J’ai lu avec beaucoup d’intérêt le rapport de Benjamin Stora, tout comme nombre de commentaires qui ont suivi d’un côté comme de l’autre de la Méditerranée. J’aurais aimé lire en même temps le rapport et les préconisations du directeur des archives nationales algériennes, Abdelmadjid Chikhi, qui a été chargé d’un travail parallèle sur la question mémorielle*. Malheureusement, à ce jour, je ne vois que des réactions et aucune « action ». Le rapport Stora, quoi qu’on en dise ou quoi qu’on en pense, est une « première ». Il ouvre la voie à un possible travail en commun sur des « faits » d’histoire qui touchent et concernent directement ou indirectement des dizaines de millions de personnes en Algérie et en France. C’est en avançant ensemble et pas à pas, en évitant les réactions « épidermiques » et les utilisations politiques de l’histoire comme fonds de commerce qu’on pourra progresser.

Personnellement, je ne vois pas un grand intérêt à des « excuses » de la France à l’égard de l’Algérie, et encore moins à une « repentance ». Par contre, si la France officialisait dans une déclaration solennelle de son président – qui l’a déjà admis à titre personnel dans une interview – sa reconnaissance de la colonisation comme « crime contre l’humanité », ce serait un « fait » historique très important. Surtout s’il était soutenu par des gestes forts, comme la restitution du canon de Baba Merzoug, pris par la France le 6 août 1830, qui se trouve aujourd’hui à Brest. Celle aussi de la clef d’une des portes de Laghouat, gardée au musée de l’Empéri à Salon-de-Provence. Celle, encore, des cinq emblèmes de la résistance conservés au musée des Invalides à Paris depuis le 4 décembre 1852.

Il y a tant d’intérêts et d’enjeux, non seulement d’ordre mémoriel, mais aussi sur les plans historique, culturel, économique et surtout humain, qu’il me paraît inimaginable qu’une réconciliation entre les deux pays soit impossible. Elle se fera, certes progressivement, geste après geste, échange après échange, mais elle peut être accélérée si la volonté politique d’y arriver se manifeste d’un côté comme de l’autre.

Pour rester dans le domaine de l’actualité, l’Algérie devrait ouvrir ses archives aux chercheurs et historiens algériens et français, afin de faire pendant aux gestes du président français qui a reconnu le jeudi 4 mars 2021 la responsabilité de la France dans l’assassinat de l’avocat Ali Boumendjel, puis a décidé le 9 mars l’ouverture des archives classées « secret-défense » couvrant la période de la guerre de libération nationale jusqu’à l’année 1970.

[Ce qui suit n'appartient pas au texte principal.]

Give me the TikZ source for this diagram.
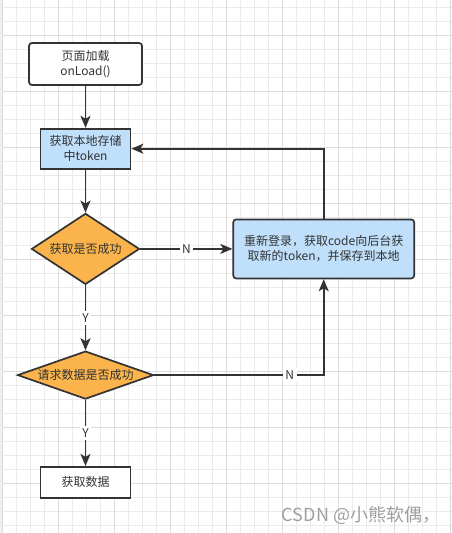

La commémoration du 60e anniversaire de l’Algérie, le 5 juillet 2022, pourrait aussi être saisie comme une opportunité historique pour restituer les archives nucléaires des 57 expérimentations effectuées par la France entre 1960 et 1966, ce qui pourrait s’accompagner d’une aide et d’un soutien à la décontamination des lieux, laquelle concerne le présent et l’avenir de dizaines de milliers de personnes et de vastes zones sahariennes. 

Conversation avec Redha MENASSEL, reporter à Radio Alger

* Les présidents français et algérien avaient désigné chacun un expert – Benjamin Stora pour la France et Abdelmadjid Chikhi pour l’Algérie – chargé de travailler sur ce dossier à l’approche du 60e anniversaire de l’indépendance de l’Algérie, le 5 juillet 1962. M. Chikhi, qui est aussi conseiller du président Tebboun, n’a toujours pas remis son rapport et n’a pas voulu commenter – pour l’instant – celui de son vis-à-vis.